Di satu sisi, ada para penafsir klasik yang berpendapat bahwa ayat ini merujuk pada peristiwa bersejarah yang sudah terjadi. Mereka melihat ayat ini sebagai cerminan dari kehancuran Bait Suci Kedua oleh bangsa Romawi pada tahun 70 Masehi. Peristiwa ini dianggap sebagai pembalasan atas kejahatan Bani Israil yang terus berulang.

Di sisi lain, beberapa penafsir modern memiliki interpretasi yang berbeda. Mereka meyakini bahwa ayat ini adalah ramalan yang belum terpenuhi, menunjuk pada peristiwa yang akan terjadi di masa depan. Perbedaan pandangan ini sangat penting, karena memengaruhi cara kita melihat hubungan antara sejarah, janji ilahi, dan masa depan umat manusia. Kita harus menganalisis kedua pandangan ini dengan seksama untuk memahami mana yang memiliki landasan argumen yang lebih kuat.

Ayat-ayat Al-Qur'an sering kali tidak dapat dipahami sepenuhnya tanpa melihat konteks sejarah yang mendalam. Untuk kasus Surat Al-Isra ayat 7 ini, kita harus kembali ke akar permasalahan: kejahatan apa yang dilakukan Bani Israil sehingga mereka menghadapi janji kehancuran?

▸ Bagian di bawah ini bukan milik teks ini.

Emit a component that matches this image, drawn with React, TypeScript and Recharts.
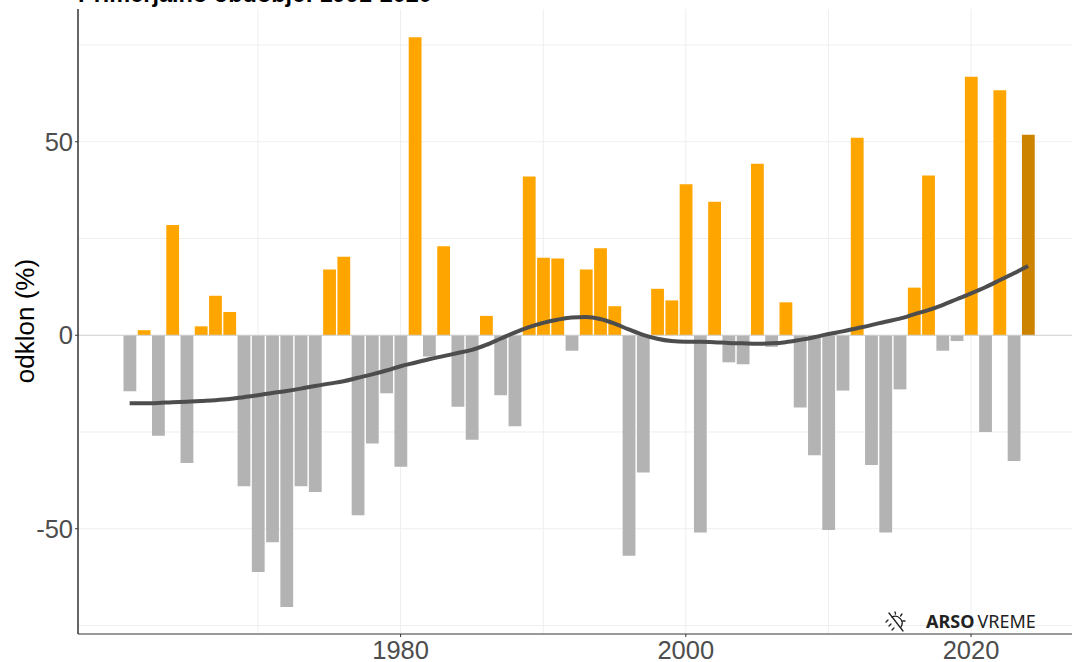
import {
  ComposedChart,
  Bar,
  Line,
  Cell,
  XAxis,
  YAxis,
  CartesianGrid,
  ReferenceLine,
} from "recharts";

const YEARS = [
  1961, 1962, 1963, 1964, 1965, 1966, 1967, 1968, 1969, 1970, 1971, 1972, 1973, 1974, 1975, 1976,
  1977, 1978, 1979, 1980, 1981, 1982, 1983, 1984, 1985, 1986, 1987, 1988, 1989, 1990, 1991, 1992,
  1993, 1994, 1995, 1996, 1997, 1998, 1999, 2000, 2001, 2002, 2003, 2004, 2005, 2006, 2007, 2008,
  2009, 2010, 2011, 2012, 2013, 2014, 2015, 2016, 2017, 2018, 2019, 2020, 2021, 2022, 2023, 2024,
];

const ODKLON = [
  -14.5, 1.3, -26, 28.5, -33, 2.3, 10.2, 6, -39, -61.2, -53.5, -70.2, -39, -40.5, 17, 20.3,
  -46.5, -28, -15, -34, 77, -5.5, 23, -18.5, -27, 5, -15.5, -23.5, 41, 20, 19.8, -4,
  17, 22.5, 7.5, -57, -35.5, 12, 9, 39, -51, 34.5, -7, -7.5, 44.3, -3,
  8.5, -18.7, -31, -50.3, -14.3, 51, -33.5, -51, -14, 12.3, 41.3, -4, -1.5, 66.8, -25, 63.3,
  -32.5, 51.8,
];

const TREND = [
  -17.6, -17.6, -17.5, -17.3, -17.2, -17.0, -16.8, -16.5, -16.0, -15.5, -14.9, -14.4, -13.8, -13.1, -12.5, -11.9,
  -11.0, -10.1, -9.1, -8.0, -7.1, -6.2, -5.4, -4.6, -3.8, -2.5, -0.9, 0.7, 2.1, 3.2, 4.0, 4.6,
  4.7, 4.2, 3.0, 1.5, 0.1, -0.9, -1.5, -1.7, -1.7, -1.8, -2.0, -2.1, -2.2, -2.1, -1.8, -1.2,
  -0.5, 0.3, 1.0, 1.8, 2.6, 3.5, 4.3, 5.4, 6.5, 7.8, 9.3, 10.8, 12.4, 14.2, 16.0, 17.9,
];

const X_TICKS = [1980, 2000, 2020];
const X_GRID = [1970, 1980, 1990, 2000, 2010, 2020];
const Y_TICKS = [-50, 0, 50];
const Y_GRID = [-75, -50, -25, 25, 50, 75];

const data = YEARS.map((leto, i) => ({ leto, odklon: ODKLON[i], trend: TREND[i] }));

const barColor = (d: { leto: number; odklon: number }) => {
  if (d.leto === 2024) return "#cc8400";
  return d.odklon > 0 ? "#ffa500" : "#b3b3b3";
};

const FONT = '"Liberation Sans", Arial, sans-serif';

export default function App() {
  return (
    <div style={{ position: "absolute", left: 0, top: 0, width: 1072, height: 662, background: "#fff" }}>
      <ComposedChart
        width={1072}
        height={662}
        data={data}
        margin={{ top: 9, right: 0, bottom: 0, left: 0 }}
      >
        <CartesianGrid
          stroke="#eeeeee"
          strokeWidth={1}
          horizontalValues={Y_GRID}
          verticalValues={X_GRID}
        />
        <XAxis
          dataKey="leto"
          type="number"
          domain={[1957.38, 2027.08]}
          ticks={X_TICKS}
          height={28}
          tickSize={3}
          tickMargin={4}
          stroke="#999999"
          strokeWidth={2}
          allowDataOverflow
          tick={{ fontSize: 25.5, fill: "#4d4d4d", fontFamily: FONT }}
          tickLine={{ stroke: "#333333", strokeWidth: 1 }}
        />
        <YAxis
          type="number"
          domain={[-77.2, 84.3]}
          ticks={Y_TICKS}
          width={78}
          tickSize={3}
          tickMargin={2}
          stroke="#333333"
          strokeWidth={1.5}
          allowDataOverflow
          tick={{ fontSize: 25.5, fill: "#4d4d4d", fontFamily: FONT }}
          tickLine={{ stroke: "#333333", strokeWidth: 1 }}
        />
        <ReferenceLine y={0} stroke="#cccccc" strokeWidth={1} />
        <Bar dataKey="odklon" barSize={12.8} isAnimationActive={false}>
          {data.map((d) => (
            <Cell key={d.leto} fill={barColor(d)} />
          ))}
        </Bar>
        <Line
          dataKey="trend"
          type="monotone"
          stroke="#4d4d4d"
          strokeWidth={4}
          dot={false}
          activeDot={false}
          isAnimationActive={false}
        />
        <text x={78} y={1.5} fontSize={23.5} fontWeight={700} fontFamily={FONT} fill="#000000">
          Primerjalno obdobje: 1991-2020
        </text>
        <text
          x={25}
          y={321}
          fontSize={26}
          fontFamily={FONT}
          fill="#000000"
          textAnchor="middle"
          dominantBaseline="central"
          transform="rotate(-90 25 321)"
        >
          odklon (%)
        </text>
        <text x={926} y={628} fontSize={18} fontFamily='"Noto Sans", sans-serif' fill="#222222">
          <tspan fontWeight={700}>ARSO</tspan>
          <tspan dx={3}>VREME</tspan>
        </text>
        <g stroke="#222222" strokeWidth={1.3} fill="none" strokeLinecap="round">
          <path d="M892 617 A7 7 0 0 1 901 627" />
          <path d="M889 613 L903 631" />
          <path d="M895 612 L895.5 614 M902 614 L900.5 616 M905 621 L902.5 621" />
          <path d="M886 622 L888 620 M889 626 L891 624 M892 630 L894 628" />
        </g>
      </ComposedChart>
    </div>
  );
}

Pandangan yang dominan, baik dalam tradisi Kristen maupun penafsiran Muslim klasik, adalah bahwa kehancuran ini terkait erat dengan perlakuan mereka terhadap Nabi Isa. Sejarah mencatat, Bait Suci Yahudi di Yerusalem dihancurkan oleh Kekaisaran Romawi pada tahun 70 Masehi, dipimpin oleh Jenderal Titus.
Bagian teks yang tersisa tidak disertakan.